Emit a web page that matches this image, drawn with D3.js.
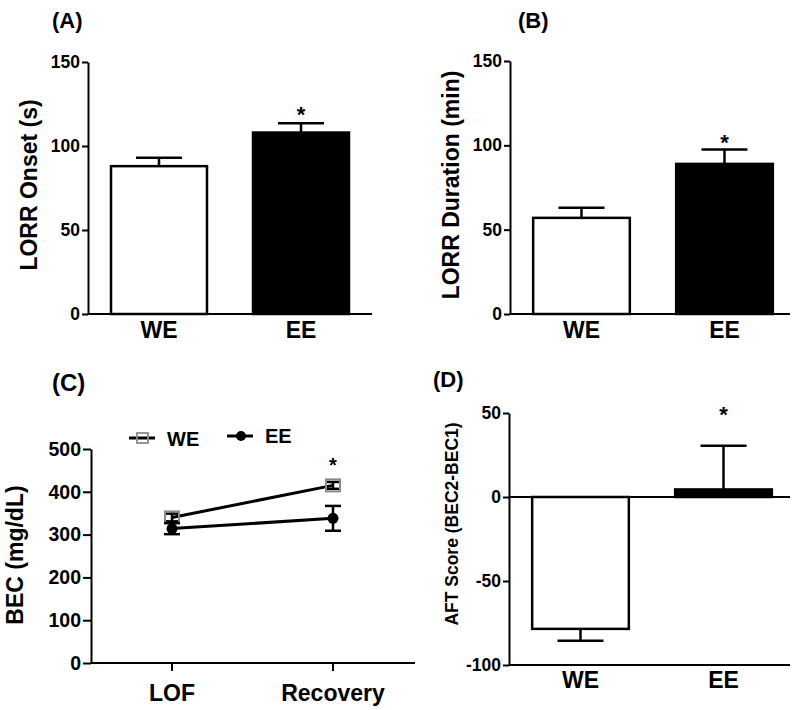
<!DOCTYPE html>
<html><head><meta charset="utf-8">
<script src="https://cdn.jsdelivr.net/npm/d3@7"></script>
<style>
html,body{margin:0;padding:0;background:#fff;}
svg text{font-family:"Liberation Sans",Arial,Helvetica,sans-serif;font-weight:bold;fill:#000;}
</style></head>
<body>
<svg id="chart" width="800" height="710"></svg>
<script>
// ---------- data ----------
const groups = ["WE", "EE"];
const onsetMean = [88, 108];
const onsetSEM = [5, 5.5];
const durationMean = [57, 89];
const durationSEM = [6, 8.5];
const aftMean = [-78.5, 4.5];
const aftSEM = [7, 26];
const timepoints = ["LOF", "Recovery"];
const becWE = [340, 415];
const becWEsem = [9, 8];
const becEE = [314, 338];
const becEEsem = [13, 29];
const ticksAB = [0, 50, 100, 150];
const ticksC = [0, 100, 200, 300, 400, 500];
const ticksD = [-100, -50, 0, 50];
const barFills = ["#ffffff", "#000000"];
const sigA = ["EE"], sigB = ["EE"], sigD = ["EE"], sigC = ["Recovery"];

const svg = d3.select("#chart");
const SW = 2.5;

function yAxis(g, x, y, ticks, fs, tickLen) {
  const ax = d3.axisLeft(y).tickValues(ticks).tickFormat(d => String(d))
    .tickSize(tickLen).tickPadding(2).tickSizeOuter(0);
  const a = g.append("g").attr("transform", `translate(${x},0)`).call(ax);
  a.attr("font-size", null).attr("font-family", null);
  a.selectAll("path,line").attr("stroke", "#000").attr("stroke-width", 2);
  a.selectAll("text").style("font-size", fs + "px");
  return a;
}

function title(g, text, x, y, fs) {
  g.append("text").attr("transform", `translate(${x},${y}) rotate(-90)`)
    .attr("text-anchor", "middle").attr("dy", "0.35em").style("font-size", fs + "px").text(text);
}

function star(g, x, yc, fs) {
  g.append("text").attr("x", x).attr("y", yc + 0.58 * fs).attr("text-anchor", "middle")
    .style("font-size", fs + "px").text("*");
}

function barPanel(opts) {
  const g = svg.append("g");
  const y = d3.scaleLinear().domain(opts.domain).range(opts.yRange);
  const x = d3.scaleBand().domain(groups).range(opts.bandRange).paddingInner(0.324).paddingOuter(0.162);
  const bw = x.bandwidth();
  groups.forEach((grp, i) => {
    const v = opts.means[i];
    const top = y(Math.max(0, v)), bot = y(Math.min(0, v));
    g.append("rect").attr("x", x(grp)).attr("y", top).attr("width", bw).attr("height", bot - top)
      .attr("fill", barFills[i]).attr("stroke", "#000").attr("stroke-width", SW);
    const dir = v >= 0 ? 1 : -1;
    const e = v + dir * opts.sems[i];
    const cx = x(grp) + bw / 2;
    g.append("line").attr("x1", cx).attr("x2", cx).attr("y1", y(v)).attr("y2", y(e))
      .attr("stroke", "#000").attr("stroke-width", SW);
    g.append("line").attr("x1", cx - 23).attr("x2", cx + 23).attr("y1", y(e)).attr("y2", y(e))
      .attr("stroke", "#000").attr("stroke-width", SW);
  });
  yAxis(g, opts.axisX, y, opts.ticks, opts.tickFs, 6);
  opts.hLines.forEach(v => {
    g.append("line").attr("x1", opts.axisX).attr("x2", opts.axisEnd).attr("y1", y(v)).attr("y2", y(v))
      .attr("stroke", "#000").attr("stroke-width", 2);
  });
  groups.forEach(grp => {
    g.append("text").attr("x", x(grp) + bw / 2).attr("y", opts.labelY).attr("text-anchor", "middle")
      .style("font-size", "23px").text(grp);
  });
  opts.sig.forEach(grp => {
    star(g, x(grp) + bw / 2, opts.starY, 22);
  });
  title(g, opts.title, opts.titleX, opts.titleY, opts.titleFs);
  g.append("text").attr("x", opts.panelX).attr("y", opts.panelY).style("font-size", "22px").text(opts.panel);
}

// (A)
barPanel({domain: [0, 150], yRange: [314, 62], bandRange: [88, 372], means: onsetMean, sems: onsetSEM,
  ticks: ticksAB, tickFs: 17.5, axisX: 88, axisEnd: 372, hLines: [0], labelY: 338, sig: sigA, starY: 109,
  title: "LORR Onset (s)", titleX: 29, titleY: 185, titleFs: 23, panel: "(A)", panelX: 52, panelY: 28});
// (B)
barPanel({domain: [0, 150], yRange: [314, 61], bandRange: [510, 796], means: durationMean, sems: durationSEM,
  ticks: ticksAB, tickFs: 17.5, axisX: 510, axisEnd: 790, hLines: [0], labelY: 338, sig: sigB, starY: 137,
  title: "LORR Duration (min)", titleX: 451, titleY: 185, titleFs: 23, panel: "(B)", panelX: 518, panelY: 28});
// (D)
barPanel({domain: [-100, 50], yRange: [665, 413], bandRange: [509, 795], means: aftMean, sems: aftSEM,
  ticks: ticksD, tickFs: 17.5, axisX: 509, axisEnd: 790, hLines: [0, -100], labelY: 688, sig: sigD, starY: 409,
  title: "AFT Score (BEC2-BEC1)", titleX: 452, titleY: 524, titleFs: 17.5, panel: "(D)", panelX: 433, panelY: 387});

// (C) line chart
(function () {
  const g = svg.append("g");
  const y = d3.scaleLinear().domain([0, 500]).range([663, 449]);
  const x = d3.scalePoint().domain(timepoints).range([172, 333]);
  yAxis(g, 91, y, ticksC, 19.5, 8);
  g.append("line").attr("x1", 91).attr("x2", 415).attr("y1", y(0)).attr("y2", y(0))
    .attr("stroke", "#000").attr("stroke-width", 2);
  timepoints.forEach(t => {
    g.append("line").attr("x1", x(t)).attr("x2", x(t)).attr("y1", y(0)).attr("y2", y(0) + 8)
      .attr("stroke", "#000").attr("stroke-width", 2);
    g.append("text").attr("x", x(t)).attr("y", 701).attr("text-anchor", "middle")
      .style("font-size", "23px").text(t);
  });
  const series = [
    {name: "WE", vals: becWE, sem: becWEsem, marker: "square"},
    {name: "EE", vals: becEE, sem: becEEsem, marker: "circle"}
  ];
  const line = d3.line().x((d, i) => x(timepoints[i])).y(d => y(d));
  series.forEach(s => {
    g.append("path").attr("d", line(s.vals)).attr("fill", "none").attr("stroke", "#000").attr("stroke-width", 3);
    s.vals.forEach((v, i) => {
      const cx = x(timepoints[i]);
      const lo = y(v - s.sem[i]), hi = y(v + s.sem[i]);
      g.append("line").attr("x1", cx).attr("x2", cx).attr("y1", lo).attr("y2", hi).attr("stroke", "#000").attr("stroke-width", 2.5);
      [lo, hi].forEach(yy => g.append("line").attr("x1", cx - 8).attr("x2", cx + 8).attr("y1", yy).attr("y2", yy)
        .attr("stroke", "#000").attr("stroke-width", 2.5));
      if (s.marker === "square") {
        g.append("rect").attr("x", cx - 7).attr("y", y(v) - 6).attr("width", 14).attr("height", 12)
          .attr("fill", "none").attr("stroke", "#8a8a8a").attr("stroke-width", 2);
      } else {
        g.append("circle").attr("cx", cx).attr("cy", y(v)).attr("r", 5.5).attr("fill", "#000");
      }
    });
  });
  sigC.forEach(t => star(g, x(t), 460, 20));
  // legend
  const lg = g.append("g");
  lg.append("line").attr("x1", 129).attr("x2", 155).attr("y1", 438).attr("y2", 438).attr("stroke", "#000").attr("stroke-width", 3);
  lg.append("rect").attr("x", 137).attr("y", 433).attr("width", 11).attr("height", 10).attr("fill", "none")
    .attr("stroke", "#8a8a8a").attr("stroke-width", 1.8);
  lg.append("text").attr("x", 167).attr("y", 446).style("font-size", "20px").text("WE");
  lg.append("line").attr("x1", 227).attr("x2", 253).attr("y1", 436).attr("y2", 436).attr("stroke", "#000").attr("stroke-width", 3);
  lg.append("circle").attr("cx", 241).attr("cy", 436).attr("r", 5).attr("fill", "#000");
  lg.append("text").attr("x", 265).attr("y", 443).style("font-size", "20px").text("EE");
  title(g, "BEC (mg/dL)", 15, 555, 23);
  g.append("text").attr("x", 52).attr("y", 391).style("font-size", "24px").text("(C)");
})();
</script>
</body></html>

*-*-*

### EXERCISE BRIEF
Reproduce only the lines from the beginning of the data through the line that contains "const SW = 2.5;", both included, and please drop the pictures.

### THE COMPLETED TASK
Emit a web page that matches this image, drawn with D3.js.
<!DOCTYPE html>
<html><head><meta charset="utf-8">
<script src="https://cdn.jsdelivr.net/npm/d3@7"></script>
<style>
html,body{margin:0;padding:0;background:#fff;}
svg text{font-family:"Liberation Sans",Arial,Helvetica,sans-serif;font-weight:bold;fill:#000;}
</style></head>
<body>
<svg id="chart" width="800" height="710"></svg>
<script>
// ---------- data ----------
const groups = ["WE", "EE"];
const onsetMean = [88, 108];
const onsetSEM = [5, 5.5];
const durationMean = [57, 89];
const durationSEM = [6, 8.5];
const aftMean = [-78.5, 4.5];
const aftSEM = [7, 26];
const timepoints = ["LOF", "Recovery"];
const becWE = [340, 415];
const becWEsem = [9, 8];
const becEE = [314, 338];
const becEEsem = [13, 29];
const ticksAB = [0, 50, 100, 150];
const ticksC = [0, 100, 200, 300, 400, 500];
const ticksD = [-100, -50, 0, 50];
const barFills = ["#ffffff", "#000000"];
const sigA = ["EE"], sigB = ["EE"], sigD = ["EE"], sigC = ["Recovery"];

const svg = d3.select("#chart");
const SW = 2.5;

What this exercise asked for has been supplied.